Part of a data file

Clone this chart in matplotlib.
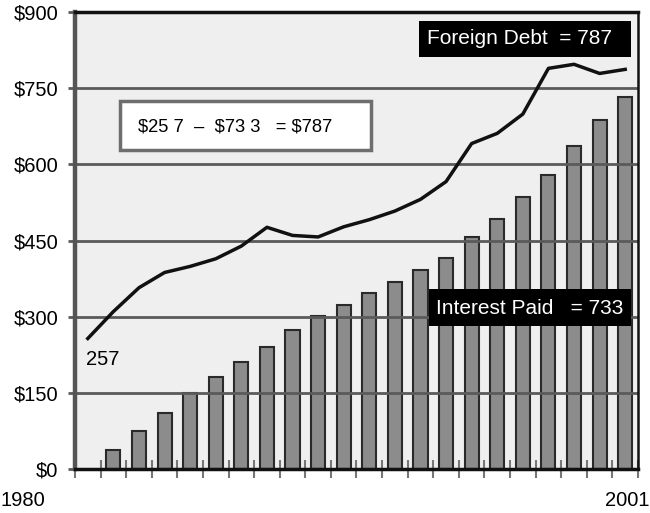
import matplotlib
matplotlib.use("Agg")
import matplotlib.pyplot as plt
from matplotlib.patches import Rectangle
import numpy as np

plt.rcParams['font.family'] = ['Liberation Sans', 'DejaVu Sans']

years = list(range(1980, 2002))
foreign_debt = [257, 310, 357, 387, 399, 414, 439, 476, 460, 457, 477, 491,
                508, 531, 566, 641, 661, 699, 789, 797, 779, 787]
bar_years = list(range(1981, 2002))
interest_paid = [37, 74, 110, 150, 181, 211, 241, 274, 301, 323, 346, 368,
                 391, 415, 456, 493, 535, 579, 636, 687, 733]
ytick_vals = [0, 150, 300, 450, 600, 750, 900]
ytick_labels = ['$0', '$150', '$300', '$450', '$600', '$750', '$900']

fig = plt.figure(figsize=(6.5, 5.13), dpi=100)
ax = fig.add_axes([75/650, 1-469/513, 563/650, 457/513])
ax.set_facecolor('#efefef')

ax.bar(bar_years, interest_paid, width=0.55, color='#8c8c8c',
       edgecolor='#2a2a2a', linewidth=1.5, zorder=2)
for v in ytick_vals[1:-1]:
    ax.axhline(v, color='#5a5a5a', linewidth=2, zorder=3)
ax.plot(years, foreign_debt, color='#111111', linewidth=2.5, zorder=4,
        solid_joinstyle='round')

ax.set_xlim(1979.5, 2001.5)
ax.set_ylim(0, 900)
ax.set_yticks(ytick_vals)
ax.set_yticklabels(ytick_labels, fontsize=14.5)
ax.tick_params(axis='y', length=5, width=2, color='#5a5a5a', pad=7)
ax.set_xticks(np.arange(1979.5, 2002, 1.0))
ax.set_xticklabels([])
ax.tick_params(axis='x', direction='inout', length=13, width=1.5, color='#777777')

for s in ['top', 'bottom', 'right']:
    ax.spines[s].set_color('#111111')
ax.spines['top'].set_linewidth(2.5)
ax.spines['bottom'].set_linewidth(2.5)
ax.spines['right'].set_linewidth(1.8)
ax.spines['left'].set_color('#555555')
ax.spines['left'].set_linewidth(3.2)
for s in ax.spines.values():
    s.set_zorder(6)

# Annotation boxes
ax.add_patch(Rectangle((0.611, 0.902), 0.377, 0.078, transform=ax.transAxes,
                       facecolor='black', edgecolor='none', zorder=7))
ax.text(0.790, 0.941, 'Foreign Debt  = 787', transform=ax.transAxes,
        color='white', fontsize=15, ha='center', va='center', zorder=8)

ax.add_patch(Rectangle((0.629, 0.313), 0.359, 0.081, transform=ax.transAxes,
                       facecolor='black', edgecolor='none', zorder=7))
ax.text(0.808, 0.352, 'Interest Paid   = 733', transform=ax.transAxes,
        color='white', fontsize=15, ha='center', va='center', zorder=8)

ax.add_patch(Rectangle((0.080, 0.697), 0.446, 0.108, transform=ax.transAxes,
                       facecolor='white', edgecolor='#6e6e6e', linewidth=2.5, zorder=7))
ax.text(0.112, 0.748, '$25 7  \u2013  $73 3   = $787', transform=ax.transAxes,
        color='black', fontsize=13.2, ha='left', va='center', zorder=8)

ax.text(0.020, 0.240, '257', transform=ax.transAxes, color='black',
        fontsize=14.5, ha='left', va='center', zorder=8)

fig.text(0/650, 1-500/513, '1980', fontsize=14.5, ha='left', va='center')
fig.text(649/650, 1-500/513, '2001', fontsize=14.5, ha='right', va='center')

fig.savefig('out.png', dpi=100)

--

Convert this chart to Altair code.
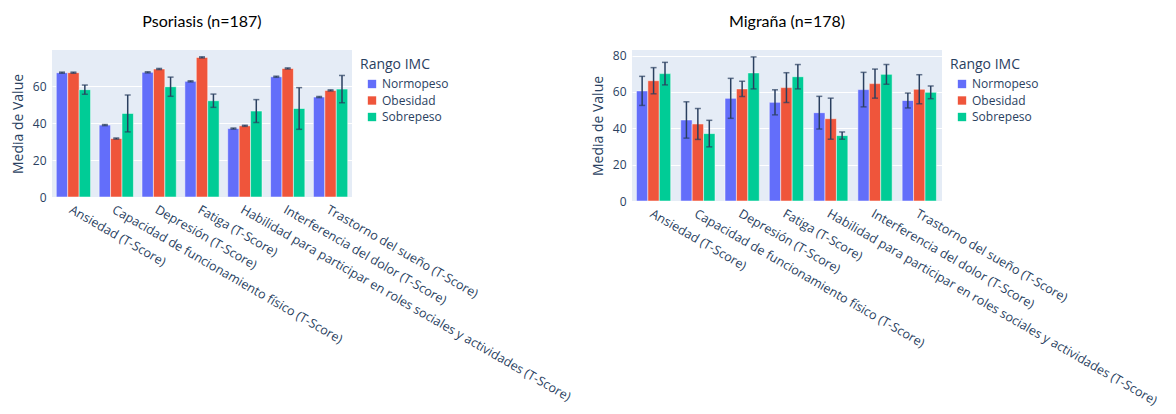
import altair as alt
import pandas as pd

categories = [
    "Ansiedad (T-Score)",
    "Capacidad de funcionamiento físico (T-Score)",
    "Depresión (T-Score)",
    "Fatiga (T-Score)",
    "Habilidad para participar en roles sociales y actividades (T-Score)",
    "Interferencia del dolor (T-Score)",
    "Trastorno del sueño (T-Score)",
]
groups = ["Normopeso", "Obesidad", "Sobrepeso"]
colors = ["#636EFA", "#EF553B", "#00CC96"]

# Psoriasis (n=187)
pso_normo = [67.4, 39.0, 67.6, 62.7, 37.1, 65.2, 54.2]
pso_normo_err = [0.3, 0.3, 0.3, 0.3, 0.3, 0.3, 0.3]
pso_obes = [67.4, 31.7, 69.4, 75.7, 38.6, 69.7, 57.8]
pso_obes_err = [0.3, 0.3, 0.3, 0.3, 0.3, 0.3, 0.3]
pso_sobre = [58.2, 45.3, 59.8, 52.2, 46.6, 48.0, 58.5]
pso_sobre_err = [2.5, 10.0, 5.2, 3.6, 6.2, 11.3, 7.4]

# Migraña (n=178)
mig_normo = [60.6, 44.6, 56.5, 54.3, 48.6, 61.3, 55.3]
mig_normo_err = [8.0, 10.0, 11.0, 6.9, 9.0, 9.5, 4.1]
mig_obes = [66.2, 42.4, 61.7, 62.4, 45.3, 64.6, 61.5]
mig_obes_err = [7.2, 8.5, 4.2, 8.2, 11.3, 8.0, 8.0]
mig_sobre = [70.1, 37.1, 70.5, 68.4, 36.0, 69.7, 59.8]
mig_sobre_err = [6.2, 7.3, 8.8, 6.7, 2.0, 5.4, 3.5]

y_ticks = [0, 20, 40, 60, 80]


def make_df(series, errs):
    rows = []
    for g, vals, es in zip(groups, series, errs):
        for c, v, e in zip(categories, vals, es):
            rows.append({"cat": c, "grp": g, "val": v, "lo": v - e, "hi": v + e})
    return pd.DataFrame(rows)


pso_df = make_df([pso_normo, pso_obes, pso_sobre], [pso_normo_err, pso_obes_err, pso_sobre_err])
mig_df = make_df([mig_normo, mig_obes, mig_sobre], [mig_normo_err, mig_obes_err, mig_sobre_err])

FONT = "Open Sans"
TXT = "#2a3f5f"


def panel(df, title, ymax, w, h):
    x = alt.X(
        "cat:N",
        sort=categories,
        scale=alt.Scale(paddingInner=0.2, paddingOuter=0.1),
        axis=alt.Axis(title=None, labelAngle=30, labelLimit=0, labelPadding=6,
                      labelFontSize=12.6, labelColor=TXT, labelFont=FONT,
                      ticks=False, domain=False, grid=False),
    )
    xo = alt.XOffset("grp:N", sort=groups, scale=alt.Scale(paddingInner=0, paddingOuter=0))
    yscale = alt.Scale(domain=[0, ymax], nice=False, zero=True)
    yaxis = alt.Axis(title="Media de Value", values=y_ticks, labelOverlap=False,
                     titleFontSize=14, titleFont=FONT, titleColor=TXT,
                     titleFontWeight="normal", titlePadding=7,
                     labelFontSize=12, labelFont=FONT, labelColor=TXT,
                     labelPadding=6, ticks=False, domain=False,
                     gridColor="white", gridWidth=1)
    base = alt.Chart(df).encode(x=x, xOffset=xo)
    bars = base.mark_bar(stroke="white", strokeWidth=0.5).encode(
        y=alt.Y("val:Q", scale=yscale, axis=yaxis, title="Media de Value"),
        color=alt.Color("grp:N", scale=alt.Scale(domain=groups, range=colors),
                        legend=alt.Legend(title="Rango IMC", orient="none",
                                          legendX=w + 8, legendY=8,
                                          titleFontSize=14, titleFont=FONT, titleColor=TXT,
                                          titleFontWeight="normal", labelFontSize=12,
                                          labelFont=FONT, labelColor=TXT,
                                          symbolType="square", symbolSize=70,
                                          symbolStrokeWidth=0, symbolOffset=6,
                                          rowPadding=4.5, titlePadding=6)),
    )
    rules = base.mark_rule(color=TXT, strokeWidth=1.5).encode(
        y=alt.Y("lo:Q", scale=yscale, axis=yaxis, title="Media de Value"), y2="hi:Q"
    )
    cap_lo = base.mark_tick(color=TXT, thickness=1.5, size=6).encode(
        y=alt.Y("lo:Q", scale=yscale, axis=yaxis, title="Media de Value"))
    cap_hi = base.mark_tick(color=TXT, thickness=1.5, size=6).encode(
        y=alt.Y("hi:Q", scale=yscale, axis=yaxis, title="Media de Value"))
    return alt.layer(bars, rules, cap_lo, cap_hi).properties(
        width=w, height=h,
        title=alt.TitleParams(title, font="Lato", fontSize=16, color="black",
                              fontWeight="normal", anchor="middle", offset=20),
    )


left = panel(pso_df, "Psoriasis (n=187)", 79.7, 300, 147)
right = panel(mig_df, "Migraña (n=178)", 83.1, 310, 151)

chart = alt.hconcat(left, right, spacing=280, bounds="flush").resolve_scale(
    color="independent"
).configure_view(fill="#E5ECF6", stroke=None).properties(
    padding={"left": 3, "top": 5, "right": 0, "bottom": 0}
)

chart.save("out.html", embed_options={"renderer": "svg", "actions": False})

- Set task
Skip every picture. Repeat the lines from the one with "Clone this chart in matplotlib." through the one with "s.set_zorder(6)", both ends included.

- Output for this task
Clone this chart in matplotlib.
import matplotlib
matplotlib.use("Agg")
import matplotlib.pyplot as plt
from matplotlib.patches import Rectangle
import numpy as np

plt.rcParams['font.family'] = ['Liberation Sans', 'DejaVu Sans']

years = list(range(1980, 2002))
foreign_debt = [257, 310, 357, 387, 399, 414, 439, 476, 460, 457, 477, 491,
                508, 531, 566, 641, 661, 699, 789, 797, 779, 787]
bar_years = list(range(1981, 2002))
interest_paid = [37, 74, 110, 150, 181, 211, 241, 274, 301, 323, 346, 368,
                 391, 415, 456, 493, 535, 579, 636, 687, 733]
ytick_vals = [0, 150, 300, 450, 600, 750, 900]
ytick_labels = ['$0', '$150', '$300', '$450', '$600', '$750', '$900']

fig = plt.figure(figsize=(6.5, 5.13), dpi=100)
ax = fig.add_axes([75/650, 1-469/513, 563/650, 457/513])
ax.set_facecolor('#efefef')

ax.bar(bar_years, interest_paid, width=0.55, color='#8c8c8c',
       edgecolor='#2a2a2a', linewidth=1.5, zorder=2)
for v in ytick_vals[1:-1]:
    ax.axhline(v, color='#5a5a5a', linewidth=2, zorder=3)
ax.plot(years, foreign_debt, color='#111111', linewidth=2.5, zorder=4,
        solid_joinstyle='round')

ax.set_xlim(1979.5, 2001.5)
ax.set_ylim(0, 900)
ax.set_yticks(ytick_vals)
ax.set_yticklabels(ytick_labels, fontsize=14.5)
ax.tick_params(axis='y', length=5, width=2, color='#5a5a5a', pad=7)
ax.set_xticks(np.arange(1979.5, 2002, 1.0))
ax.set_xticklabels([])
ax.tick_params(axis='x', direction='inout', length=13, width=1.5, color='#777777')

for s in ['top', 'bottom', 'right']:
    ax.spines[s].set_color('#111111')
ax.spines['top'].set_linewidth(2.5)
ax.spines['bottom'].set_linewidth(2.5)
ax.spines['right'].set_linewidth(1.8)
ax.spines['left'].set_color('#555555')
ax.spines['left'].set_linewidth(3.2)
for s in ax.spines.values():
    s.set_zorder(6)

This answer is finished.